Opinion

Nigerian wins Noma and Obama's mystery brother pops up in China

November 08, 2009 Edition 1

Maureen Isaacson

THIS year's Noma Award for publishing in Africa has been won by Nigerian writer Sefi Atta.

Her short story collection, Lawless and Other Stories, published last year by Farafina, an imprint of Kachifo Limited, Lagos, won the $10 000 (R76 000) prize.

The collection beat entries from 43 publishers from 12 African countries. Among the three other titles that received honourable mention is South African writer Zubeida Jaffer's Love in the Time of Treason.

The other titles are Dancing with Life: Tales from the Township by Zimbabwean Christopher Mlalazi, and Leila ou la femme de l'aube by Sonia Chamkhi of Tunisia.

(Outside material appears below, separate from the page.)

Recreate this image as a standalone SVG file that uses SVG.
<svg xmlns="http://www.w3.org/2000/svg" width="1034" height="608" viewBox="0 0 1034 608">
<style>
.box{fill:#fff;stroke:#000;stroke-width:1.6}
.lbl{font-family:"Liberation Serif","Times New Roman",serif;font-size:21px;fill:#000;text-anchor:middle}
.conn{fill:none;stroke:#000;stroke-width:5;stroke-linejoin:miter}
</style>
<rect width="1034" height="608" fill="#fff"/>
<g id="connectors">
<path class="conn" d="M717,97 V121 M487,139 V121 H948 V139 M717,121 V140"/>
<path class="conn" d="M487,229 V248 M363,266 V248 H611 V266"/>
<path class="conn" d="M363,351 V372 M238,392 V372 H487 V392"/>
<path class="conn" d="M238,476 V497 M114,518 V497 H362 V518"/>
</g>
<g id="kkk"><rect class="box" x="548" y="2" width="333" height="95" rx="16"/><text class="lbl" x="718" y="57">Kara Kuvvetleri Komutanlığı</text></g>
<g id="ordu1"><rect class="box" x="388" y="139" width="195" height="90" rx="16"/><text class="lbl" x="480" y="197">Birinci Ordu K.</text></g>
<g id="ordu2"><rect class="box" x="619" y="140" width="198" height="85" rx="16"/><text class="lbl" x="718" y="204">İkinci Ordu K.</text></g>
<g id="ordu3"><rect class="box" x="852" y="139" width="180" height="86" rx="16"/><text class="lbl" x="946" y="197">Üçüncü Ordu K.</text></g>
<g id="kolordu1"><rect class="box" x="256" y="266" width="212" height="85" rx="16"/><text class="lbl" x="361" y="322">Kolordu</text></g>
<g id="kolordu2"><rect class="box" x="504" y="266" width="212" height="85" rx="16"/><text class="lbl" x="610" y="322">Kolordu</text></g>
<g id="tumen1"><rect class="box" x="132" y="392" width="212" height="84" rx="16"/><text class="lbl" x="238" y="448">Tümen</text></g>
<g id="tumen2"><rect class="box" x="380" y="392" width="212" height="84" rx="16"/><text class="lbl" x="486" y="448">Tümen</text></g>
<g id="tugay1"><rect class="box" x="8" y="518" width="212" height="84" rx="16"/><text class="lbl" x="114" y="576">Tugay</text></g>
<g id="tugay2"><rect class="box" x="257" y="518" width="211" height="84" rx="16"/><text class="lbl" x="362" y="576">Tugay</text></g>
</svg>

  • As the world trips over itself trying to evaluate US President Barack Obama's performance one year after his election as president, his half brother, who has kept his existence concealed from the world has revealed that he has talents and a plan of his own.

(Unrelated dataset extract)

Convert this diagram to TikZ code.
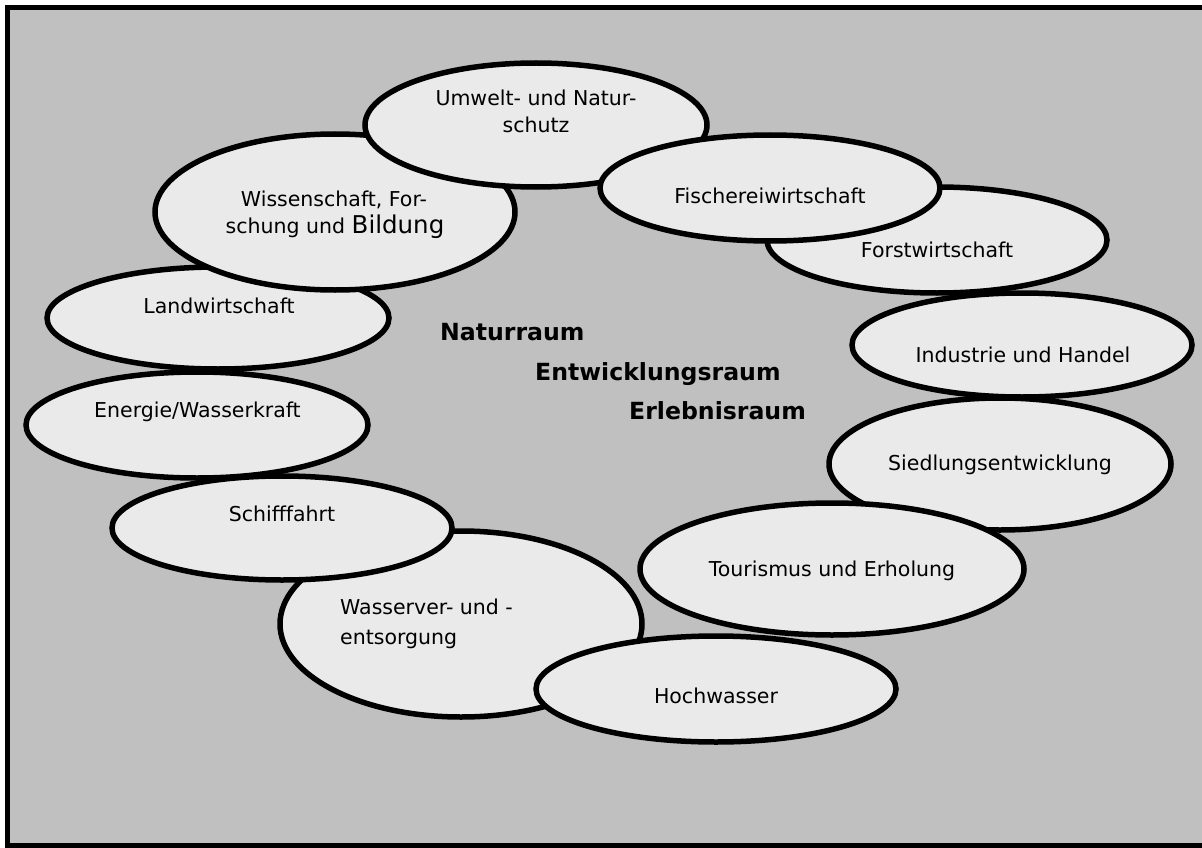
\documentclass[tikz,border=0pt]{standalone}
\usepackage{fontspec}
\setmainfont{DejaVu Sans}
\usetikzlibrary{shapes.geometric}
\definecolor{bggray}{HTML}{C0C0C0}
\definecolor{ellfill}{HTML}{EAEAEA}
\tikzset{
  blob/.style={ellipse, draw=black, line width=5.5pt, fill=ellfill, inner sep=0pt, outer sep=0pt},
  lbl/.style={anchor=base, inner sep=0pt, font=\fontsize{20.5}{24}\selectfont},
  lbll/.style={anchor=base west, inner sep=0pt, font=\fontsize{20.5}{24}\selectfont},
  bold/.style={anchor=base west, inner sep=0pt, font=\fontsize{23.6}{28}\selectfont\bfseries}
}
\begin{document}
\begin{tikzpicture}[x=1pt, y=-1pt]
\useasboundingbox (0,0) rectangle (1202,848);
\clip (0,0) rectangle (1202,848);
\fill[white] (0,0) rectangle (1202,848);
\fill[bggray] (10,10) rectangle (1210,843);
\draw[line width=5pt] (1215,7.5) -- (7.5,7.5) -- (7.5,845.5) -- (1215,845.5);

% ellipses (drawing order gives the overlaps)
\node[blob, minimum width=342pt, minimum height=102pt] (land) at (218,318) {};
\node[blob, minimum width=360pt, minimum height=156pt] (wiss) at (335,212) {};
\node[blob, minimum width=342pt, minimum height=124pt] (umwelt) at (536,125) {};
\node[blob, minimum width=340pt, minimum height=106pt] (forst) at (937,240) {};
\node[blob, minimum width=340pt, minimum height=106pt] (fisch) at (770,188) {};
\node[blob, minimum width=340pt, minimum height=104pt] (indus) at (1022,345) {};
\node[blob, minimum width=342pt, minimum height=132pt] (sied) at (1000,464) {};
\node[blob, minimum width=384pt, minimum height=132pt] (tour) at (832,569) {};
\node[blob, minimum width=362pt, minimum height=186pt] (wasser) at (461,624) {};
\node[blob, minimum width=360pt, minimum height=106pt] (hoch) at (716,689) {};
\node[blob, minimum width=340pt, minimum height=104pt] (schiff) at (282,528) {};
\node[blob, minimum width=342pt, minimum height=106pt] (energie) at (197,425) {};

% labels
\node[lbl] (umwelt-a) at (536,106) {Umwelt- und Natur-};
\node[lbl] (umwelt-b) at (536,133) {schutz};
\node[lbl] (wiss-a) at (334,206) {Wissenschaft, For-};
\node[lbl] (wiss-b) at (335,233) {schung und {\fontsize{24.5}{28}\selectfont Bildung}};
\node[lbl] (fisch-t) at (770,203) {Fischereiwirtschaft};
\node[lbl] (forst-t) at (937,257) {Forstwirtschaft};
\node[lbl] (indus-t) at (1023,362) {Industrie und Handel};
\node[lbl] (sied-t) at (1000,470) {Siedlungsentwicklung};
\node[lbl] (tour-t) at (832,576) {Tourismus und Erholung};
\node[lbl] (hoch-t) at (716,703) {Hochwasser};
\node[lbll] (wasser-a) at (340,614) {Wasserver- und -};
\node[lbll] (wasser-b) at (340,644) {entsorgung};
\node[lbl] (schiff-t) at (282,521) {Schifffahrt};
\node[lbl] (energie-t) at (197.5,417) {Energie/Wasserkraft};
\node[lbl] (land-t) at (219,313) {Landwirtschaft};

\node[bold] (natur) at (440,340) {Naturraum};
\node[bold] (entw) at (535,380) {Entwicklungsraum};
\node[bold] (erleb) at (629,419) {Erlebnisraum};
\end{tikzpicture}
\end{document}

    A Los Angeles Times correspondent describes the slim build, the loping gait and the high-set cheekbones that give Mark Okoth Obama Ndesandjo a striking resemblance to his more famous half-brother.

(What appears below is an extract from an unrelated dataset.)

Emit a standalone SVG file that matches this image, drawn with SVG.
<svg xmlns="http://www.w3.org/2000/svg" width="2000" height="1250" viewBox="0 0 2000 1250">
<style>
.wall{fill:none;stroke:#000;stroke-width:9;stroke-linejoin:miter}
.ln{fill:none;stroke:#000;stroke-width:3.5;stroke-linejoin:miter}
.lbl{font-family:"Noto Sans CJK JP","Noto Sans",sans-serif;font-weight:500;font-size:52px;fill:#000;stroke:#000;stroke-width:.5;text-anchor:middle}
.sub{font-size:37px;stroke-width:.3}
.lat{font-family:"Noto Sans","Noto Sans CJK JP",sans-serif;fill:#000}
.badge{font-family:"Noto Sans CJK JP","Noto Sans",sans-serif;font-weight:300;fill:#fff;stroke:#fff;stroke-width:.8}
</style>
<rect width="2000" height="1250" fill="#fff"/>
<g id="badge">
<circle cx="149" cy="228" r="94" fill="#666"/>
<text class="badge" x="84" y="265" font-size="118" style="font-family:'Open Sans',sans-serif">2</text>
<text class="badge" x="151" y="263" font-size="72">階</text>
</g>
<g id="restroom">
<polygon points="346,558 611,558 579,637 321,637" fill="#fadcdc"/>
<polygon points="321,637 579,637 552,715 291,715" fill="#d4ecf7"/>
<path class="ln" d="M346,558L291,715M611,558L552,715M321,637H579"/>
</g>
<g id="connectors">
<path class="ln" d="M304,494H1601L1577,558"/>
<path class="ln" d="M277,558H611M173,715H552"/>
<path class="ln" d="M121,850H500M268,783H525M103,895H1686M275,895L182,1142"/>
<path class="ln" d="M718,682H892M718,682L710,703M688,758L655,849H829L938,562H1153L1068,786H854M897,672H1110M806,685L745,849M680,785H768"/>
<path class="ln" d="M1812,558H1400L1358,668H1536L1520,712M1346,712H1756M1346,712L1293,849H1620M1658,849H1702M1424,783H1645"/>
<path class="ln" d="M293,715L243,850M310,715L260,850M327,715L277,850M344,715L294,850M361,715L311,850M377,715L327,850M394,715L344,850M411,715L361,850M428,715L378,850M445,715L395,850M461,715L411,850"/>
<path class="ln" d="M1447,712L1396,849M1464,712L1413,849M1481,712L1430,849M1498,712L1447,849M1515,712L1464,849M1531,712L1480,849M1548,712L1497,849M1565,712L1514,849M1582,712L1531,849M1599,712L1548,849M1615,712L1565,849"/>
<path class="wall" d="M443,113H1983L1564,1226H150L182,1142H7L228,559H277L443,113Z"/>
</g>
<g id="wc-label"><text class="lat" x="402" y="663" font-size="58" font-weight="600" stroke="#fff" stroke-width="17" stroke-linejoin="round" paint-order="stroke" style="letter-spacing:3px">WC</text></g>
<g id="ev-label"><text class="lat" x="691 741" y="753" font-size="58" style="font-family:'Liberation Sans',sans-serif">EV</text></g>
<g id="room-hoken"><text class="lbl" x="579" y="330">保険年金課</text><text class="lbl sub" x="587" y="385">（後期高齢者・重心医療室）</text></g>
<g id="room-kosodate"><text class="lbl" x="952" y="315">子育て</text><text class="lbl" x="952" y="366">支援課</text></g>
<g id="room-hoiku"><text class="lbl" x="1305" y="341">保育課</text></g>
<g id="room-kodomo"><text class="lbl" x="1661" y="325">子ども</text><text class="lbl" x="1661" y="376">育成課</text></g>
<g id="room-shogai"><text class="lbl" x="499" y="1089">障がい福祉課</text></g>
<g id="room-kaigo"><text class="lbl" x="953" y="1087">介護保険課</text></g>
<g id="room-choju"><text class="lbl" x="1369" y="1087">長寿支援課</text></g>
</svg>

    Obama Ndesandjo, a 43-year-old businessman and musician, who sports a shaved head and wears a gold stud in his left earlobe, has lived in southern China for seven years and for the past year has assiduously avoided the public gaze, we learned this week.

    But on Wednesday he came out to publicise an autobiographical novel, From Nairobi to Shenzhen, which supposedly follows Ndesandjo's peripatetic life. He was born in Kenya, the son of Barack Obama Sr, the same father as the president, and his father's third wife, Ruth Nidesand, the daughter of Jewish Lithuanian immigrants.

    The couple later divorced and Ndesandjo moved to the US, earning degrees in physics from Brown and Stanford universities, and an MBA from Emory University. The LA Times reports that he last year married a Chinese woman from Henan province.

    Like Obama's memoir, Dreams From My Father, Ndesandjo's book delves into growing up as a mixed-race child with a psyche shaped by an erratic father.

    "My father beat my mother, and my father beat me," Ndesandjo said in an interview released on Wednesday.

    "I remember situations when I was growing up, and there would be a light coming from our living room, and I could hear thuds and screams, and my father's voice and my mother shouting."

    At a news conference in Guangzhou, organised by the US Chamber of Commerce for Southern China, Ndesandjo said it had taken a long time before he became "proud to be an Obama".

    He said he had written the book, in part, to exorcise the bad memories of his childhood and to publicise the problem of domestic violence. He said he planned to donate 15 percent of the proceeds of sales of the book (published by Aventine Press, a self-publishing company based in San Diego) to a charity for children.

    The LA Times reports that since moving to China in 2002, Ndesandjo has worked as business consultant in Shenzhen. He is also a partner with a Chinese friend in a small chain of restaurants called Cabin BBQ.

    A classical and jazz pianist, Ndesandjo also teaches piano as a volunteer in an orphanage. Although strictly autobiographical, the novel skips over the part where the protagonist's half-brother is elected president of the United States.

    "I didn't want to take on any strong political themes in this book," Ndesandjo said. The only thing he added about the president: "I think my brother's team is doing an extraordinary job."

    Barack Obama Sr died in 1982, and the half-brothers did not know each other as children. They have met only a few times as adults. Ndesandjo attended the inauguration and said he expected to meet the president during his trip to China later this month and to introduce him to his wife.

    He also expressed a willingness to pass on some advice gleaned from seven years in China.

    "I would encourage not only my brother, President Obama, but also American people, (to understand) that China is about family.

    "Family is always a recurrent theme here," he said.